EXERCISE BRIEF: Your task is to reproduce, verbatim and without pictures, the lines from the opening of the listing through the line containing "from matplotlib.lines import Line2D".

DATASET CONTENT:
* * * * * * * * *

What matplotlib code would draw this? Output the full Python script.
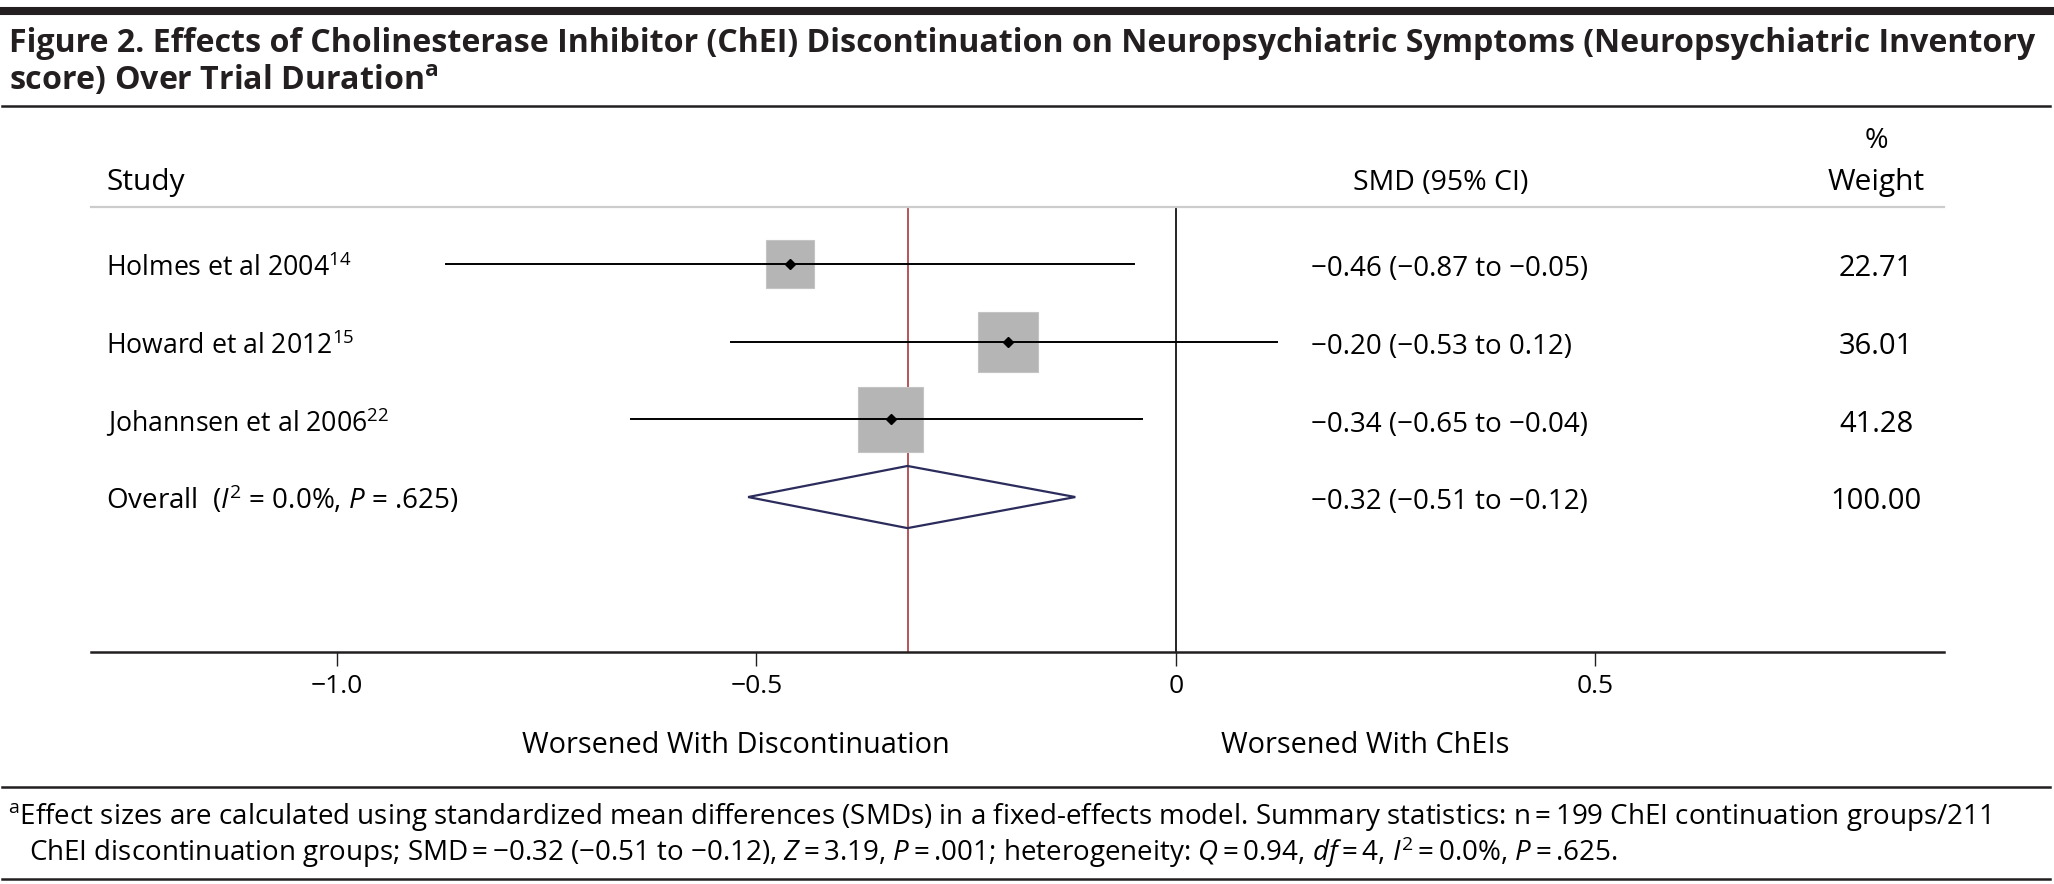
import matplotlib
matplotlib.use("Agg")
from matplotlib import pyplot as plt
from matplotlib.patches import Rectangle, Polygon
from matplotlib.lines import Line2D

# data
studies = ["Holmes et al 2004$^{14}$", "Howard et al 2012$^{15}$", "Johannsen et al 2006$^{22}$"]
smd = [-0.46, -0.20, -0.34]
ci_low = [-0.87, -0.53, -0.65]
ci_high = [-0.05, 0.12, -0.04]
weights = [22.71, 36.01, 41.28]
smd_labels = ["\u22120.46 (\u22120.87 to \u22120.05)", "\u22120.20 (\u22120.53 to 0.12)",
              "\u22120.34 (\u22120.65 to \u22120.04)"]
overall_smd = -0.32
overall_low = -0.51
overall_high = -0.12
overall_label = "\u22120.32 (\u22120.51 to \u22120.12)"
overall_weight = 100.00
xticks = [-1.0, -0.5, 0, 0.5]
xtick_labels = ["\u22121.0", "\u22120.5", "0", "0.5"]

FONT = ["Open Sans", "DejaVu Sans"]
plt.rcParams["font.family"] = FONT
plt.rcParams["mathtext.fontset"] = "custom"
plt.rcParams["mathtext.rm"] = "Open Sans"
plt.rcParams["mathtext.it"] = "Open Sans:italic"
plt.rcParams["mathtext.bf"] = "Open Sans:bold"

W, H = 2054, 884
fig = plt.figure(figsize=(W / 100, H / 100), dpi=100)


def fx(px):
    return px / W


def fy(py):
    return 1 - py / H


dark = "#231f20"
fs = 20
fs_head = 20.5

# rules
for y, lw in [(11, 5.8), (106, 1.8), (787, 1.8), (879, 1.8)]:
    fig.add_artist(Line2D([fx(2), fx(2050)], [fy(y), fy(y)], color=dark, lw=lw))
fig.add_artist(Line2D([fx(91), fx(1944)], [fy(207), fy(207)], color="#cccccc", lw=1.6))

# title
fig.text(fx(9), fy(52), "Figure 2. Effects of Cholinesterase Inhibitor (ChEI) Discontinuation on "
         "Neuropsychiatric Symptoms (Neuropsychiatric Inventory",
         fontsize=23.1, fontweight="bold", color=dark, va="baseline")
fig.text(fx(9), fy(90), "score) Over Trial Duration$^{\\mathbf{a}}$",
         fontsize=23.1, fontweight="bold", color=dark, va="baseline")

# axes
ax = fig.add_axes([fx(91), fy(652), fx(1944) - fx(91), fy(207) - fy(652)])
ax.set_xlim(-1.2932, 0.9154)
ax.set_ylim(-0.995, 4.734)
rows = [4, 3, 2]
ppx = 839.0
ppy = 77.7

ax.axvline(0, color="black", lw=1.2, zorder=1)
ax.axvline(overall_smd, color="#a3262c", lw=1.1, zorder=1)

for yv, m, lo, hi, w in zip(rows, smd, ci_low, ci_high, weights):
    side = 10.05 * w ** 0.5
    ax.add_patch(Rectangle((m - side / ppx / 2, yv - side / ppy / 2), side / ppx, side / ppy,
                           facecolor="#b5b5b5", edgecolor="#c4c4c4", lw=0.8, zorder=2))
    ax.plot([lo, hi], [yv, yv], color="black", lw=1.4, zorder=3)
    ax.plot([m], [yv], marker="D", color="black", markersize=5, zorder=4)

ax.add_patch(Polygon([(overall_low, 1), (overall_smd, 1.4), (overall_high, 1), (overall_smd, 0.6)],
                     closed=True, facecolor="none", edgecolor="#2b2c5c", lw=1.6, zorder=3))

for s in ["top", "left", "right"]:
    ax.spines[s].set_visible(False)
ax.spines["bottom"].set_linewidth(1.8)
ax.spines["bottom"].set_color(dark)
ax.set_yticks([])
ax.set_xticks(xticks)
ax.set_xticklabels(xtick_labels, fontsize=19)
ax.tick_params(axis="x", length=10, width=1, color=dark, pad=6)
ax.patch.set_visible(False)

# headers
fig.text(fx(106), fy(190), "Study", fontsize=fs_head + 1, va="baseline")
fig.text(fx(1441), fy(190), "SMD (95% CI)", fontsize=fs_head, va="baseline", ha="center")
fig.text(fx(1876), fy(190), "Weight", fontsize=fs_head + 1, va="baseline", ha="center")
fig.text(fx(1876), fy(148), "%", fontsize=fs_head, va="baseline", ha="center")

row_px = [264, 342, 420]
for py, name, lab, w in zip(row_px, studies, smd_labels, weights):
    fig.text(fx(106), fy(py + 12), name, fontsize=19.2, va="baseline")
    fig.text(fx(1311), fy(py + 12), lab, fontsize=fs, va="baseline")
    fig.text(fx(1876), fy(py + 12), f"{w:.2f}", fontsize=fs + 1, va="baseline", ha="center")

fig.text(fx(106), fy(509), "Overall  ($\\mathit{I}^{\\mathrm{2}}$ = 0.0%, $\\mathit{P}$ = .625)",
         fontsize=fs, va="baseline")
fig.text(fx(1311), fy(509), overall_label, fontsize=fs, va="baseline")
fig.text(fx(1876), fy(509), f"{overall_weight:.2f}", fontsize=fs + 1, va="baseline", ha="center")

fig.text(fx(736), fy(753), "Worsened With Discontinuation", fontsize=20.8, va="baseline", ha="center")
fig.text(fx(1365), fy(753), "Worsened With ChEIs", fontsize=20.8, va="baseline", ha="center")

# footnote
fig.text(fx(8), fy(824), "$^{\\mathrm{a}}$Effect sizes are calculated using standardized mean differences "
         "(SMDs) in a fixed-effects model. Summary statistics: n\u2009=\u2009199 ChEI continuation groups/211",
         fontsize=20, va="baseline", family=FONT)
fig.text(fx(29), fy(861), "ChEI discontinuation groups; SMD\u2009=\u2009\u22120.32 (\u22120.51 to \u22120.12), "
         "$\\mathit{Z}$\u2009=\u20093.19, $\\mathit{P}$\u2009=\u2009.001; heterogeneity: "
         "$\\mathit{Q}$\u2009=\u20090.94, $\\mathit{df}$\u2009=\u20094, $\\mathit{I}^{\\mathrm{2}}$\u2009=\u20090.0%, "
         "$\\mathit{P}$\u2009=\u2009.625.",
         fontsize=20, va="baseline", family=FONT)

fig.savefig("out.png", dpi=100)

* * * * * * * * *

ANSWER TO THIS TASK:
What matplotlib code would draw this? Output the full Python script.
import matplotlib
matplotlib.use("Agg")
from matplotlib import pyplot as plt
from matplotlib.patches import Rectangle, Polygon
from matplotlib.lines import Line2D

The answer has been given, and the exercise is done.